Reasons for the Society’s objections to the Civic Centre Opportunity South Site (CCOSS)
Planning Application 5/2019/2001
When the Society was first invited to engage with CCOSS, it had already refused to take part in the ‘Look St Albans’ charrette, as it did not want its hands tied by such a consultative consensus (the Society does not believe in ‘design by committee’), nor did it feel this was actually the right point in the process to seek public consultation. The Society’s position was reaffirmed when the Community Design Review was set up (run by the same person who facilitated the charrette), which both excluded organisations from taking part and asked participants to sign up to the Review’s conclusions before it had even met!
The Society has a Design Advisory Group (DAG) which was specifically established for pre-consultation with developers but there is also a Planning Advisory Group (PAG), which looks at all planning applications and advises the Executive Committee whether to lodge an objection or not. There is essentially a so-called ‘Chinese wall’ between the two advisory bodies. The separation of advisory bodies is always explained in any pre-consultations, so working with DAG does not guarantee the Society’s support for a planning application!
The Society, subsequently, was invited by the Portfolio Holder for Development to meet with the officers and Council’s consultant, to discuss CCOSS, and members of DAG attended. The Society’s chairman also attended several sessions, as it was considered such an important development for the City. It was made clear at the beginning of this meeting and at a subsequent meeting with the new Portfolio Holder, after the Council Cabinet changed, that the Society did not like the starting point of the plan (Angle Properties’ permitted planning application) and would have preferred an architectural competition.

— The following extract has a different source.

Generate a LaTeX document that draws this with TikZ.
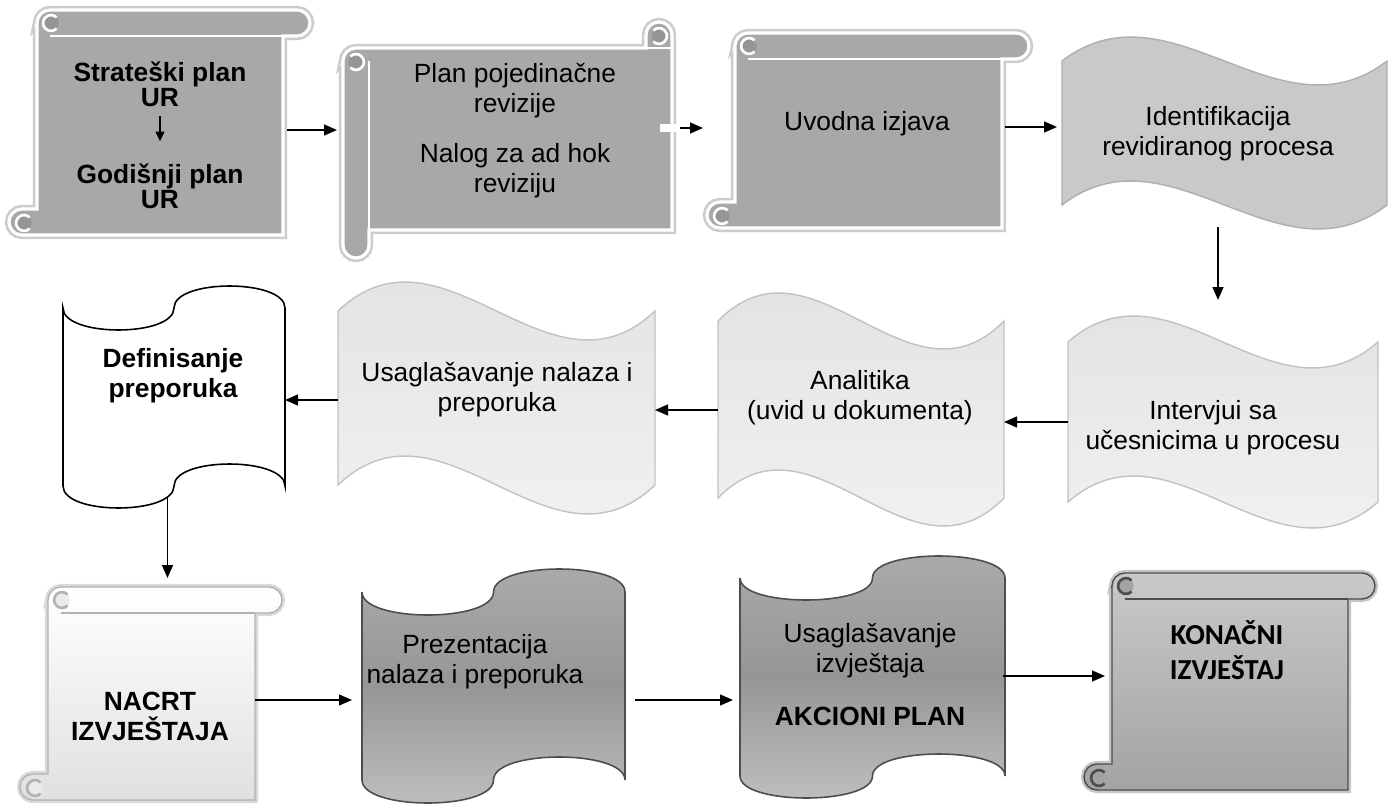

The Society’s argument was that, for such an important development in a critical quarter, there should be an open competition which would provide options that were far more likely to produce a ‘wow’ scheme, and meet the Council’s own brief to create “listed buildings of the future” and “a landmark building as a key gateway feature “.
However, a competition had been ruled out of court by the Council so the Society, recognising the political realities of the situation, agreed for DAG to work with the Council and the architects, BDP, to achieve a design which made the best of the existing planning application (though such were the changes a new planning application had to be made.).
There were several meetings between DAG the Council and BDP, who were always willing to listen to DAG and were most accommodating, so it is understandable that the officers are frustrated as, despite the explanation of the protocols of DAG and PAG, there, apparently, was a belief that the Society was fully on board with the application.
The Society, as a democratic body, had for some time promised its members a meeting on the planning application. The meeting was held on 23rd September, at which the present Portfolio Holder and the officers made a presentation. The meeting was held in a neutral manner but it soon emerged that the mood of the members was hostile to the application; and this opposition, in fact, reflected the written submissions the Society had already received from members unable to attend. The reasons given for this negative response to the planning application were: the development was seen as ‘standard and ordinary’, ‘too bulky’, not reflecting St Albans’ heritage, not ‘enhancing’ and therefore, given it would be there for the foreseeable future, not ‘good enough’ for St Albans.
At the Society’s Executive Committee meeting later in the week PAG advised the Society to object to the planning application and the trustees, recognising their members views and understanding the change in the political situation, voted unanimously to support PAG’s recommendation to object.
There is now a strong momentum to ask the Council to withdraw the present planning application and rethink the CCOSS development, with a view to an open architectural competition, so that the ambition laid out in the Council brief is achieved.